## Problem details:
Without the pictures, set down every line of the data exactly.

## Data shown:
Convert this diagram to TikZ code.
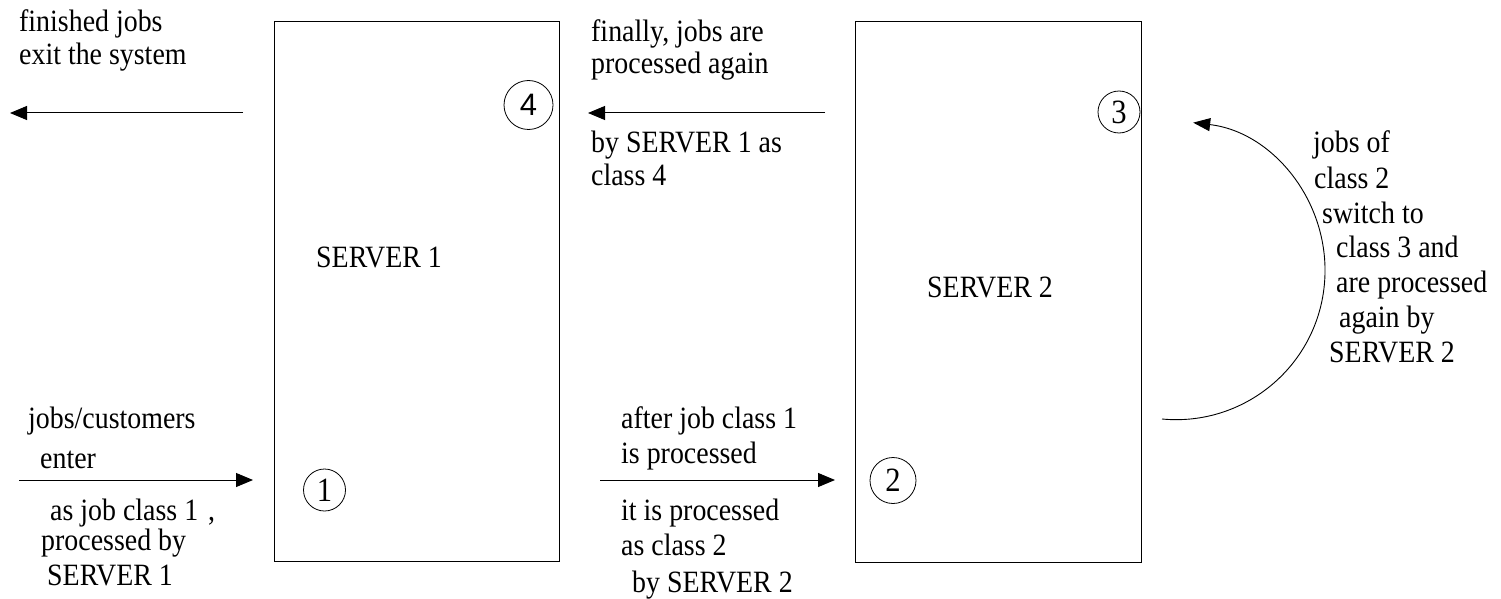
\documentclass[tikz,border=0pt]{standalone}
\usepackage{fontspec}
\setmainfont{Liberation Serif}
\newfontfamily\reffont[FakeStretch=0.9]{Liberation Serif}
\newfontfamily\refsans{Liberation Sans}
\usetikzlibrary{arrows.meta}
\begin{document}
\begin{tikzpicture}[x=1pt,y=-1pt,
  txt/.style={anchor=base west, inner sep=0pt, font=\reffont\fontsize{31}{33}\selectfont},
  serverbox/.style={draw, line width=1pt, rectangle, inner sep=0pt},
  circ/.style={draw, circle, line width=0.8pt, inner sep=0pt, minimum size=42pt, font=\reffont\fontsize{34}{36}\selectfont},
  flow/.style={line width=1pt, -{Triangle[length=17pt,width=14pt]}},
  loop/.style={line width=0.9pt, -{Triangle[length=17pt,width=13pt]}}]
\useasboundingbox (0,0) rectangle (1501,599);
% servers
\node[serverbox, minimum width=285pt, minimum height=539pt] (s1) at (416.5,291.5) {};
\node[serverbox, minimum width=286pt, minimum height=540pt] (s2) at (998,292) {};
\node[txt] (s1lab) at (316,267) {SERVER 1};
\node[txt] (s2lab) at (927,297) {SERVER 2};
% circled numbers
\node[circ] (c1) at (324.5,490) {1};
\node[circ, minimum size=46pt] (c2) at (893,480.5) {2};
\node[circ] (c3) at (1119,112) {3};
\node[circ, minimum size=49pt, font=\refsans\fontsize{31}{33}\selectfont] (c4) at (528.5,105) {4};
% coordinates for arrows
\coordinate (exA) at (243,113);
\coordinate (exB) at (10,113);
\coordinate (f4A) at (825,113);
\coordinate (f4B) at (588,113);
\coordinate (enA) at (19,480);
\coordinate (enB) at (253,480);
\coordinate (f2A) at (600,480);
\coordinate (f2B) at (835,480);
\coordinate (lpA) at (1162,419);
% arrows
\draw[flow] (exA) -- (exB);
\draw[flow] (f4A) -- (f4B);
\draw[flow] (enA) -- (enB);
\draw[flow] (f2A) -- (f2B);
\draw[loop] (lpA) arc[start angle=-95.4, end angle=83.4, radius=149pt];
% texts top left
\node[txt] (t1) at (19,32) {finished jobs};
\node[txt] (t2) at (19,65) {exit the system};
% texts top middle
\node[txt] (t3) at (591,42) {finally, jobs are};
\node[txt] (t4) at (591,74) {processed again};
\node[txt] (t5) at (591,153) {by SERVER 1 as};
\node[txt] (t6) at (591,185) {class 4};
% bottom left
\node[txt] (t7) at (28,428) {jobs/customers};
\node[txt] (t8) at (40,468) {enter};
\node[txt] (t9) at (50,520) {as job class 1\hspace{10pt},};
\node[txt] (t10) at (41,550) {processed by};
\node[txt] (t11) at (47,585) {SERVER 1};
% bottom middle
\node[txt] (t12) at (621,428) {after job class 1};
\node[txt] (t13) at (621,463) {is processed};
\node[txt] (t14) at (621,520) {it is processed};
\node[txt] (t15) at (621,555) {as class 2};
\node[txt] (t16) at (632,592) {by SERVER 2};
% right
\node[txt] (t17) at (1313,153) {jobs of};
\node[txt] (t18) at (1314,188) {class 2};
\node[txt] (t19) at (1322,223) {switch to};
\node[txt] (t20) at (1336,257) {class 3 and};
\node[txt] (t21) at (1336,292) {are processed};
\node[txt] (t22) at (1339,327) {again by};
\node[txt] (t23) at (1329,362) {SERVER 2};
\end{tikzpicture}
\end{document}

## Written answer:
Convert this diagram to TikZ code.
\documentclass[tikz,border=0pt]{standalone}
\usepackage{fontspec}
\setmainfont{Liberation Serif}
\newfontfamily\reffont[FakeStretch=0.9]{Liberation Serif}
\newfontfamily\refsans{Liberation Sans}
\usetikzlibrary{arrows.meta}
\begin{document}
\begin{tikzpicture}[x=1pt,y=-1pt,
  txt/.style={anchor=base west, inner sep=0pt, font=\reffont\fontsize{31}{33}\selectfont},
  serverbox/.style={draw, line width=1pt, rectangle, inner sep=0pt},
  circ/.style={draw, circle, line width=0.8pt, inner sep=0pt, minimum size=42pt, font=\reffont\fontsize{34}{36}\selectfont},
  flow/.style={line width=1pt, -{Triangle[length=17pt,width=14pt]}},
  loop/.style={line width=0.9pt, -{Triangle[length=17pt,width=13pt]}}]
\useasboundingbox (0,0) rectangle (1501,599);
% servers
\node[serverbox, minimum width=285pt, minimum height=539pt] (s1) at (416.5,291.5) {};
\node[serverbox, minimum width=286pt, minimum height=540pt] (s2) at (998,292) {};
\node[txt] (s1lab) at (316,267) {SERVER 1};
\node[txt] (s2lab) at (927,297) {SERVER 2};
% circled numbers
\node[circ] (c1) at (324.5,490) {1};
\node[circ, minimum size=46pt] (c2) at (893,480.5) {2};
\node[circ] (c3) at (1119,112) {3};
\node[circ, minimum size=49pt, font=\refsans\fontsize{31}{33}\selectfont] (c4) at (528.5,105) {4};
% coordinates for arrows
\coordinate (exA) at (243,113);
\coordinate (exB) at (10,113);
\coordinate (f4A) at (825,113);
\coordinate (f4B) at (588,113);
\coordinate (enA) at (19,480);
\coordinate (enB) at (253,480);
\coordinate (f2A) at (600,480);
\coordinate (f2B) at (835,480);
\coordinate (lpA) at (1162,419);
% arrows
\draw[flow] (exA) -- (exB);
\draw[flow] (f4A) -- (f4B);
\draw[flow] (enA) -- (enB);
\draw[flow] (f2A) -- (f2B);
\draw[loop] (lpA) arc[start angle=-95.4, end angle=83.4, radius=149pt];
% texts top left
\node[txt] (t1) at (19,32) {finished jobs};
\node[txt] (t2) at (19,65) {exit the system};
% texts top middle
\node[txt] (t3) at (591,42) {finally, jobs are};
\node[txt] (t4) at (591,74) {processed again};
\node[txt] (t5) at (591,153) {by SERVER 1 as};
\node[txt] (t6) at (591,185) {class 4};
% bottom left
\node[txt] (t7) at (28,428) {jobs/customers};
\node[txt] (t8) at (40,468) {enter};
\node[txt] (t9) at (50,520) {as job class 1\hspace{10pt},};
\node[txt] (t10) at (41,550) {processed by};
\node[txt] (t11) at (47,585) {SERVER 1};
% bottom middle
\node[txt] (t12) at (621,428) {after job class 1};
\node[txt] (t13) at (621,463) {is processed};
\node[txt] (t14) at (621,520) {it is processed};
\node[txt] (t15) at (621,555) {as class 2};
\node[txt] (t16) at (632,592) {by SERVER 2};
% right
\node[txt] (t17) at (1313,153) {jobs of};
\node[txt] (t18) at (1314,188) {class 2};
\node[txt] (t19) at (1322,223) {switch to};
\node[txt] (t20) at (1336,257) {class 3 and};
\node[txt] (t21) at (1336,292) {are processed};
\node[txt] (t22) at (1339,327) {again by};
\node[txt] (t23) at (1329,362) {SERVER 2};
\end{tikzpicture}
\end{document}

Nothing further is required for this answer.